This post walks through four places where the two industries share the same technical ground, and what we do day-to-day to make sure the parts we ship meet the standard.

1. Materials and Welding: The Failure Modes Don’t Care Which Industry You’re In

Stainless steel can crack under the wrong conditions whether it’s heading to a CANDU station or a chemical plant. A weld that hasn’t been done properly will fail in service the same way regardless of which building it ends up in. The metallurgy and the welding don’t care about the application.

That means the controls have to be the same in both cases: the right grade of material chosen for the service, qualified welders following qualified procedures, controlled heat input during welding, and inspection at the points where it matters. Whether the next stop is a reactor building or a high-pressure chemical manifold, the finished part has to be free of the problems that lead to premature failure in service. That discipline has to be there from the first cut, on every job.

2. Tolerances and Surface Finish: Built To The Codes That Govern The Service

Both industries produce drawings with complex, intricate geometry that has to be held repeatedly across a production run. What matters is the right tolerance in the right place, held consistently across every part in the batch — and, just as importantly, held to the code that governs the part.

Heat exchangers are a good example. Tube sheet tolerances, tube spacing, and assembly standards are governed by TEMA (the Tubular Exchanger Manufacturers Association), which sets the baseline that both industrial and nuclear heat exchanger work is built against. Sealing surfaces on flanges have their own finish requirements depending on the service and the type of gasket used. The drawing and the code book together tell us what the part has to be, our job is to hit it, every time.
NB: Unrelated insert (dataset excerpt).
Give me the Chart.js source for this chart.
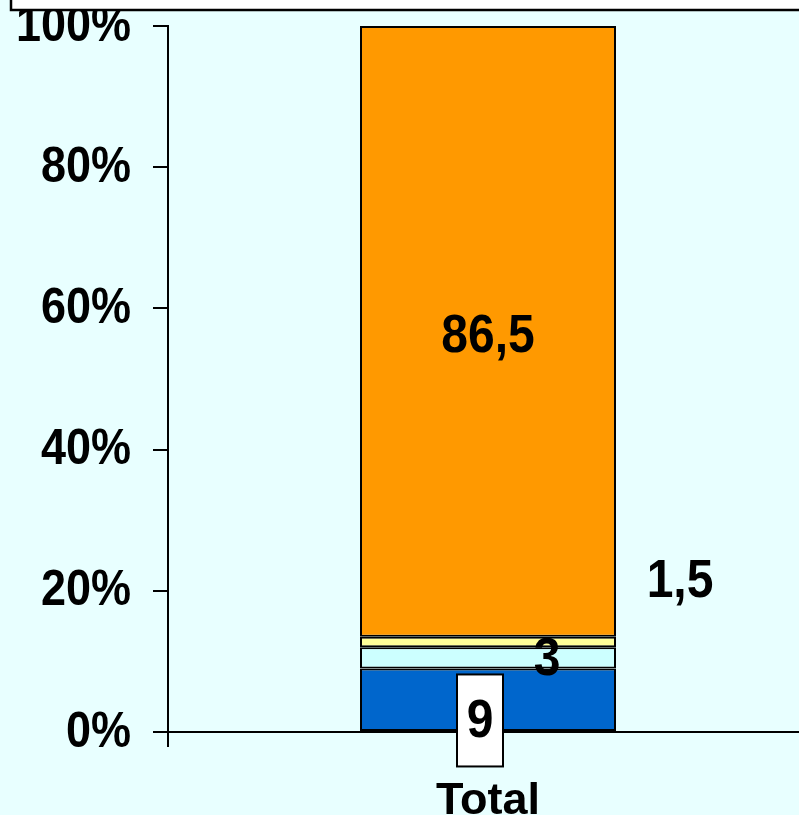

Material and consumables traceability is a crucial part of that discipline in both sectors. Base material is traced by heat number from the mill certification through to the finished part, and the same standard applies to welding consumables: filler metal, shielding gas, and flux are all tracked on the traveler. A weld is only as traceable as the wire that made it, and on high-integrity service in either industry, that level of record-keeping is the expectation, not the exception.

3. Process Control: What “Step-by-Step Quality” Actually Looks Like

“Tight process control” is one of those phrases that means everything and nothing. On our floor, it means a specific set of practices that run on every job, regardless of industry:

First-article inspection before a production run is released, with results documented against the drawing. Material verification on incoming bar, plate, and forgings, not just trust in the paperwork. Qualified welders following qualified procedures that match the joint and the material. In-process measurement on critical dimensions for repeat parts, so drift is caught at the machine, not at final inspection. Calibrated measuring equipment with certificates available to the customer on request.

When variability is engineered out of the process up front, batch-to-batch consistency stops being a hope and becomes an outcome. That’s what lets a chemical processing customer or a nuclear customer plan commissioning around a delivery date and trust that the parts will behave the same way the qualified first article did.

Read More: Why Quality Documentation Is Critical For Nuclear And Industrial Processing Fabrication

4. Documentation: Knowing Exactly What You Shipped

Nuclear fabrication has always been documented to a high standard. Industrial processing has its own well-established documentation expectations, and on high-integrity service the requirements look very similar.

The reasoning is the same in both cases: when something fails in service, the questions that get asked are the same. Which material? Which welder? Which procedure? Which inspector? Which date? If the answer to any of those questions is “we’re not sure,” the investigation stops and the corrective action can’t happen. Documentation isn’t paperwork for its own sake — it’s the mechanism that turns a failure into a fix, and prevents the same failure from happening twice.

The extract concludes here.